Is there a way, probably.
Will it be easy, cheap, or trouble free? No


My advice, replace that tablet with a connected one. Then you also have redundancy with connections. And it will have GPS in it. And less to fuss with. Not to mention you can use the data to download maps as well. Or turn airplane mode on, and just use it with the GPS and pre downloaded maps.
 

DaveInDenver

Middle Income Semi-Redneck
Wifi iPads have GPS. You just need to download routes/maps/tracks for offline use.
Cellular capable iPads have GPS built-in while Wi-Fi only ones don't.

The Wi-Fi ones can locate themselves but they aren't using GPS.

For years Google was reading access point SSIDs and MAC addresses and mapping them into a location database as they drove around taking Street View pictures. With that they could determine a location using trilateralization passively without seeing a GPS signal.

This is how devices know their location inside buildings when the GPS signal is much too weak. Some access points also just provide a location directly, like a cell phone tower.

Anyway, Google, Apple, Microsoft have all been doing it with their phones and tablets for a while so driving around Wi-Fi sniffers on Street View cars isn't necessary anymore.

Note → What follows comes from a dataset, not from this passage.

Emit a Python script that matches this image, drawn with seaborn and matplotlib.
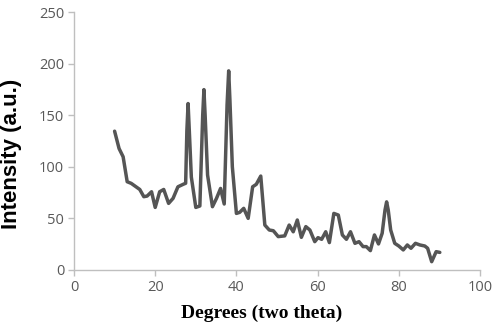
import matplotlib
matplotlib.use("Agg")
import matplotlib.pyplot as plt
import seaborn as sns
import pandas as pd

# XRD pattern
two_theta = [10.0, 11.1, 12.1, 13.1, 14.1, 16.2, 17.2, 18.0, 19.1, 20.0, 21.1, 22.1, 23.3, 24.4,
             25.6, 27.0, 27.5, 27.8, 28.1, 28.4, 28.9, 30.0, 31.0, 31.7, 32.0, 32.3, 32.9, 34.1,
             35.1, 36.1, 37.0, 37.7, 38.1, 38.4, 39.0, 40.0, 40.8, 41.8, 42.9, 44.0, 44.9, 46.0,
             47.0, 48.1, 49.1, 50.3, 51.9, 53.0, 54.0, 55.0, 56.0, 57.1, 58.1, 59.3, 60.1, 61.0,
             62.0, 62.9, 64.0, 65.1, 66.1, 67.1, 68.1, 69.2, 70.2, 71.2, 72.0, 73.0, 74.0, 75.0,
             75.9, 76.6, 77.0, 77.4, 78.0, 79.0, 80.0, 81.1, 82.1, 83.0, 84.1, 85.2, 86.4, 87.1,
             88.1, 89.2, 90.1]
intensity = [134.5, 117.7, 109.7, 85.5, 83.9, 78.0, 71.0, 71.6, 75.8, 60.6, 75.8, 78.0, 64.5, 69.4,
             80.6, 83.2, 84.0, 135.0, 161.3, 135.0, 90.0, 60.6, 62.0, 150.0, 174.8, 150.0, 92.0, 61.3,
             69.4, 79.0, 63.9, 160.0, 193.0, 165.0, 100.0, 54.8, 55.8, 59.7, 50.0, 80.6, 83.0, 91.0,
             43.5, 38.7, 38.0, 32.3, 33.0, 43.5, 37.0, 48.4, 31.6, 42.0, 38.7, 27.4, 31.3, 29.7,
             37.0, 26.5, 54.8, 53.2, 33.9, 29.7, 37.0, 25.8, 27.4, 22.6, 22.6, 18.7, 33.9, 25.2,
             35.5, 58.0, 66.0, 58.0, 38.7, 25.8, 23.2, 19.4, 24.2, 21.0, 25.8, 24.2, 23.2, 21.0,
             8.0, 17.7, 17.0]

x_ticks = [0, 20, 40, 60, 80, 100]
y_ticks = [0, 50, 100, 150, 200, 250]

df = pd.DataFrame({"two_theta": two_theta, "intensity": intensity})

sns.set_style("white")
plt.rcParams['font.family'] = ['Open Sans', 'DejaVu Sans']

fig = plt.figure(figsize=(5, 3.26), dpi=100)
ax = fig.add_axes([0.148, 0.172, 0.812, 0.791])
sns.lineplot(data=df, x="two_theta", y="intensity", ax=ax, color="#555555", linewidth=2.5,
             solid_joinstyle="round", solid_capstyle="round")

ax.set_xlim(0, 100)
ax.set_ylim(0, 250)
ax.set_xticks(x_ticks)
ax.set_yticks(y_ticks)
ax.tick_params(axis="both", colors="#BFBFBF", labelcolor="#595959", labelsize=10.5,
               direction="out", length=4, width=1, left=True, bottom=True, pad=3)
for side in ["top", "right"]:
    ax.spines[side].set_visible(False)
for side in ["left", "bottom"]:
    ax.spines[side].set_color("#BFBFBF")
    ax.spines[side].set_linewidth(1)

ax.set_ylabel("Intensity (a.u.)", fontsize=16, fontweight="bold", color="black",
              family=["Liberation Sans", "DejaVu Sans"])
ax.yaxis.set_label_coords(-0.128, 0.45)
ax.set_xlabel("Degrees (two theta)", fontsize=14, fontweight="bold", color="black",
              family=["Liberation Serif", "DejaVu Serif"])
ax.xaxis.set_label_coords(0.462, -0.135)

fig.savefig("out.png", dpi=100)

But if you're not on a Wi-Fi network, public access point or have a hot spot with it's own GPS (which may or may not need cell service) the tablet needs to have a real GPS receiver to get a location, which in the case of Apple is part of the cellular modem chipset which isn't populated in Wi-Fi only models.
 
Last edited:
Sorry...... You are correct. I was thinking about iPhones. GPS works when the Cellular is not.

My Bad!!!!

I use the exact same GPS puck linked above. Works wonderfully.